I was sitting facing the road in a small corner seat of this open air cafe. Sipping my coffee provided me the opportunity to break contact with my attempted reading of Kundera’s effortless brilliance, and then paved the way for my attention to get attracted towards the strange silence of the road. Not a single horn was blaring in the futile race of mankind, no dog was barking, not even the college students were stumbling in their ecstasy of youthful ingenuity. In that minute, it felt like that peculiar scene from sci-fi movies where time stops as something magnificent reveals itself. I listened to this sound of silence with utmost acuity for I realised the value of its rarity and the possible ending of it at any second.

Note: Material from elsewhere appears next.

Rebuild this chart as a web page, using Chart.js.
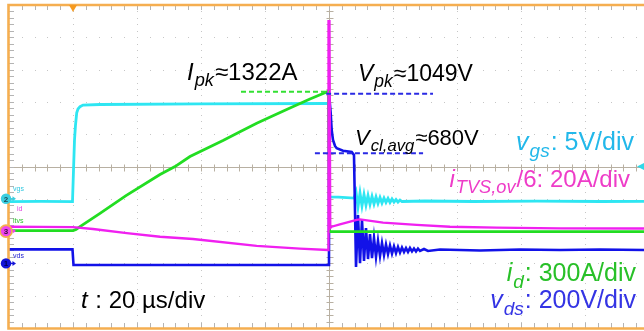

And that is when grief revealed itself, this grief that brought a relief, an uncanny relief. In that silence, there was a meadow of beauty normally unnoticed because of the hustle of human selves; there was acceptance towards the rejection of every emotion I had ever emoted to a rare few fellow humans, who perhaps, appalled by the eerie semblance of my unfamiliar naturalness have never understood it; there was courage in stepping up and dealing with the real grief that pains through most of the nights; and there was this companion of a thought that eventually personified itself in the form of this blabber.

The subtlety of its existence was so endearing, something as usual and overlooked as silence showed itself in its most rare form, transforming into grief that brought joy for the brokenness of the soul, a paradoxical answer to the paradoxical question of life.

And then it disappeared as quickly as it had appeared, as a car raced across with its swoosh waking me up from this wakeful state. I went back to my book, this time reading for real and realising why I was unable to read earlier; for the book presented a sentence translating and encapsulating a fraction of the emotions I had just felt, though the context in which the character spoke was opposite to mine yet our grief remained intact…

I felt at the time that I’d been overrun by a desert, I was a desert within a desert, and I wanted to call out to Lucie.